What is a furniture showroom?

A furniture showroom is a curated display space where furniture and home goods are arranged in styled, realistic room settings to help customers visualize products in their own homes. Unlike a standard furniture store, showrooms typically offer design consultation, customization options, and relationship-based buying support.

How is a furniture showroom different from a furniture store?

A furniture store focuses primarily on retail transactions with in-stock inventory, while a furniture showroom prioritizes a curated experience, design guidance, and custom ordering. Furniture retailers are sometimes called furniture stores, shops, or home decor stores, but showrooms go further by offering styled displays and expert consultation.

Can anyone visit a furniture showroom?

Most public and hybrid showrooms are open to all shoppers. High-end or to-the-trade showrooms primarily serve interior designers and architects, but many offer public access through design consultation programs or in-house buying services.

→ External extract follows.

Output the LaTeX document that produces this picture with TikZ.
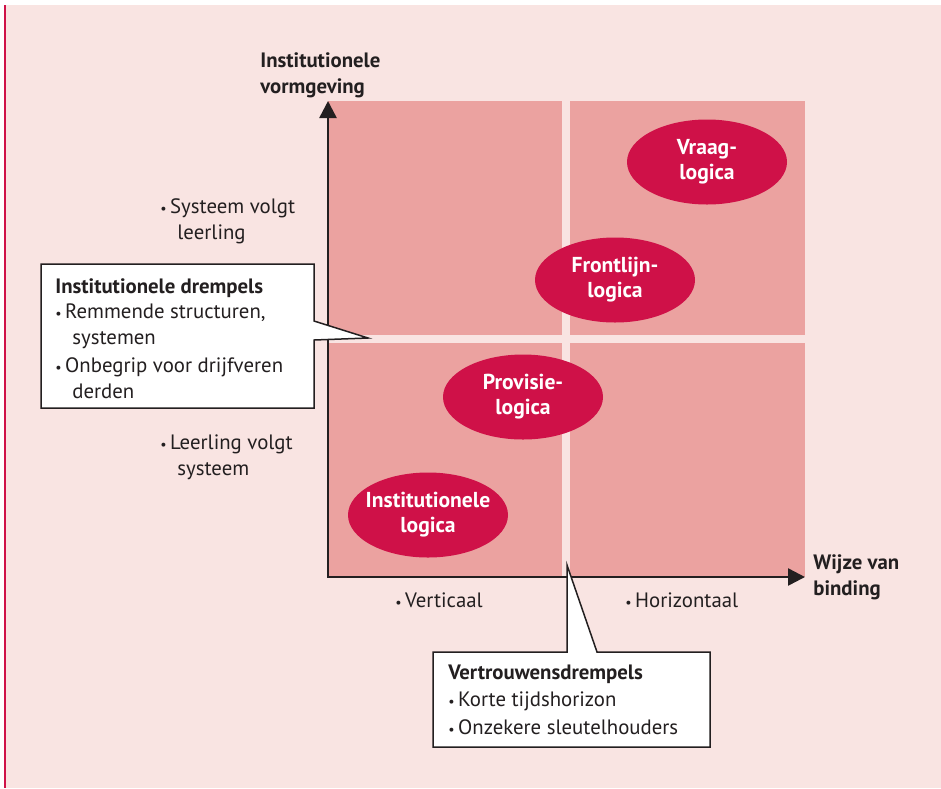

What should I bring to a furniture showroom visit?

Bring room measurements, a rough floor plan, and photos or swatches of your existing colors and materials. This gives the design consultant enough context to make specific, useful recommendations rather than general suggestions.

How long does ordering furniture through a showroom take?

Custom orders placed through a furniture showroom typically take six to sixteen weeks, depending on the manufacturer and the level of customization. Many hybrid showrooms also carry take-home furniture options for shoppers who need pieces quickly.